EXERCISE DESCRIPTION - Transcribe the material exactly. Images do not belong in the copy.

--------

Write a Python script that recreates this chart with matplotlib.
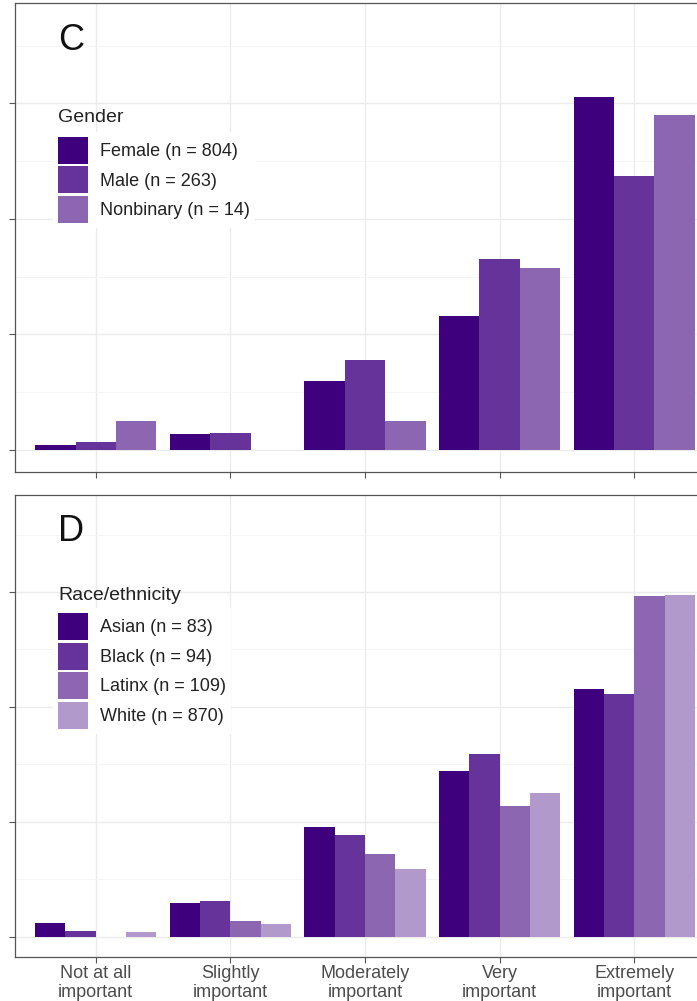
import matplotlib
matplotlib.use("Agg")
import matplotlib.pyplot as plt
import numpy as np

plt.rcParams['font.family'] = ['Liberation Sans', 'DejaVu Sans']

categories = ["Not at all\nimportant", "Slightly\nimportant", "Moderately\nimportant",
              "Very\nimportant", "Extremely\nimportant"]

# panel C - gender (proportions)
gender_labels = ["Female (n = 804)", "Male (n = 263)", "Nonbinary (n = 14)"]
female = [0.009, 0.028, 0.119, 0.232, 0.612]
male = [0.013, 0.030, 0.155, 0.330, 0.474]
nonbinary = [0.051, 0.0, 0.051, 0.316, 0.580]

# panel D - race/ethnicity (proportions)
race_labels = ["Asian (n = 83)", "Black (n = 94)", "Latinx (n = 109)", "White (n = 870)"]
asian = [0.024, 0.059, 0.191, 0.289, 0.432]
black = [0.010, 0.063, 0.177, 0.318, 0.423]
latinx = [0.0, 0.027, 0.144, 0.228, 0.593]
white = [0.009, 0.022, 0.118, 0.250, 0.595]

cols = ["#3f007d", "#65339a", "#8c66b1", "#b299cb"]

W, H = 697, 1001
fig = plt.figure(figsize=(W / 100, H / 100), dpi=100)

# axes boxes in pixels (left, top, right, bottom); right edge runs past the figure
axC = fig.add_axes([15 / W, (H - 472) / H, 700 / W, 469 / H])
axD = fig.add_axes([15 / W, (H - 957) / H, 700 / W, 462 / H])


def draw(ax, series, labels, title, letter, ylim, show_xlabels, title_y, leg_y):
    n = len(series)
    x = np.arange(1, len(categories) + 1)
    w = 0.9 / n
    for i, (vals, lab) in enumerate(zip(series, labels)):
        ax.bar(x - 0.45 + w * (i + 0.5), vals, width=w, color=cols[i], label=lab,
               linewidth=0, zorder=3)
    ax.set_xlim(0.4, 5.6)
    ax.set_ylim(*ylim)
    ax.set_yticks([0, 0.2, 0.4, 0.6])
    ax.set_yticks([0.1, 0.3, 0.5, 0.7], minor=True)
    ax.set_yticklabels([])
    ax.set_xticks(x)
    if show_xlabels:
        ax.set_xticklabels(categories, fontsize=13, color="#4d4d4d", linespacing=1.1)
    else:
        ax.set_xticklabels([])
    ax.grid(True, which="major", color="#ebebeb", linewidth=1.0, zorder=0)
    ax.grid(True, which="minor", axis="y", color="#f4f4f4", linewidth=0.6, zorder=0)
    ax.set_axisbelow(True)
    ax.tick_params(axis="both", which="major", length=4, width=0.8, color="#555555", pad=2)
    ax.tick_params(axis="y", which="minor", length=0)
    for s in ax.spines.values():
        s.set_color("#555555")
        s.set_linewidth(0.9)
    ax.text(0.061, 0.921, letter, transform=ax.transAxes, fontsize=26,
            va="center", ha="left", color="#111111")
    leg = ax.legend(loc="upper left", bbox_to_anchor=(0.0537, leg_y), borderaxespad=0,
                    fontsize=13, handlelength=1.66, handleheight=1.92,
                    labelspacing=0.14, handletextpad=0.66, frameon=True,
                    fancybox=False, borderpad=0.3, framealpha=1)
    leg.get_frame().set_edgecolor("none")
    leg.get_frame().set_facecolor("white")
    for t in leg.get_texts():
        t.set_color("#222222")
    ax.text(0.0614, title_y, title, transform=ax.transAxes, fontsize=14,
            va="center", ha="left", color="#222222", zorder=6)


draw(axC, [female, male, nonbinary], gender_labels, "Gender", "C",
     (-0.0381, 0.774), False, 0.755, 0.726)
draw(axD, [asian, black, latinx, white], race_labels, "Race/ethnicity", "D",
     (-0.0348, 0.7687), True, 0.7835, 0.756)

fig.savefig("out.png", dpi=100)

--------

SOLUTION -
Write a Python script that recreates this chart with matplotlib.
import matplotlib
matplotlib.use("Agg")
import matplotlib.pyplot as plt
import numpy as np

plt.rcParams['font.family'] = ['Liberation Sans', 'DejaVu Sans']

categories = ["Not at all\nimportant", "Slightly\nimportant", "Moderately\nimportant",
              "Very\nimportant", "Extremely\nimportant"]

# panel C - gender (proportions)
gender_labels = ["Female (n = 804)", "Male (n = 263)", "Nonbinary (n = 14)"]
female = [0.009, 0.028, 0.119, 0.232, 0.612]
male = [0.013, 0.030, 0.155, 0.330, 0.474]
nonbinary = [0.051, 0.0, 0.051, 0.316, 0.580]

# panel D - race/ethnicity (proportions)
race_labels = ["Asian (n = 83)", "Black (n = 94)", "Latinx (n = 109)", "White (n = 870)"]
asian = [0.024, 0.059, 0.191, 0.289, 0.432]
black = [0.010, 0.063, 0.177, 0.318, 0.423]
latinx = [0.0, 0.027, 0.144, 0.228, 0.593]
white = [0.009, 0.022, 0.118, 0.250, 0.595]

cols = ["#3f007d", "#65339a", "#8c66b1", "#b299cb"]

W, H = 697, 1001
fig = plt.figure(figsize=(W / 100, H / 100), dpi=100)

# axes boxes in pixels (left, top, right, bottom); right edge runs past the figure
axC = fig.add_axes([15 / W, (H - 472) / H, 700 / W, 469 / H])
axD = fig.add_axes([15 / W, (H - 957) / H, 700 / W, 462 / H])


def draw(ax, series, labels, title, letter, ylim, show_xlabels, title_y, leg_y):
    n = len(series)
    x = np.arange(1, len(categories) + 1)
    w = 0.9 / n
    for i, (vals, lab) in enumerate(zip(series, labels)):
        ax.bar(x - 0.45 + w * (i + 0.5), vals, width=w, color=cols[i], label=lab,
               linewidth=0, zorder=3)
    ax.set_xlim(0.4, 5.6)
    ax.set_ylim(*ylim)
    ax.set_yticks([0, 0.2, 0.4, 0.6])
    ax.set_yticks([0.1, 0.3, 0.5, 0.7], minor=True)
    ax.set_yticklabels([])
    ax.set_xticks(x)
    if show_xlabels:
        ax.set_xticklabels(categories, fontsize=13, color="#4d4d4d", linespacing=1.1)
    else:
        ax.set_xticklabels([])
    ax.grid(True, which="major", color="#ebebeb", linewidth=1.0, zorder=0)
    ax.grid(True, which="minor", axis="y", color="#f4f4f4", linewidth=0.6, zorder=0)
    ax.set_axisbelow(True)
    ax.tick_params(axis="both", which="major", length=4, width=0.8, color="#555555", pad=2)
    ax.tick_params(axis="y", which="minor", length=0)
    for s in ax.spines.values():
        s.set_color("#555555")
        s.set_linewidth(0.9)
    ax.text(0.061, 0.921, letter, transform=ax.transAxes, fontsize=26,
            va="center", ha="left", color="#111111")
    leg = ax.legend(loc="upper left", bbox_to_anchor=(0.0537, leg_y), borderaxespad=0,
                    fontsize=13, handlelength=1.66, handleheight=1.92,
                    labelspacing=0.14, handletextpad=0.66, frameon=True,
                    fancybox=False, borderpad=0.3, framealpha=1)
    leg.get_frame().set_edgecolor("none")
    leg.get_frame().set_facecolor("white")
    for t in leg.get_texts():
        t.set_color("#222222")
    ax.text(0.0614, title_y, title, transform=ax.transAxes, fontsize=14,
            va="center", ha="left", color="#222222", zorder=6)


draw(axC, [female, male, nonbinary], gender_labels, "Gender", "C",
     (-0.0381, 0.774), False, 0.755, 0.726)
draw(axD, [asian, black, latinx, white], race_labels, "Race/ethnicity", "D",
     (-0.0348, 0.7687), True, 0.7835, 0.756)

fig.savefig("out.png", dpi=100)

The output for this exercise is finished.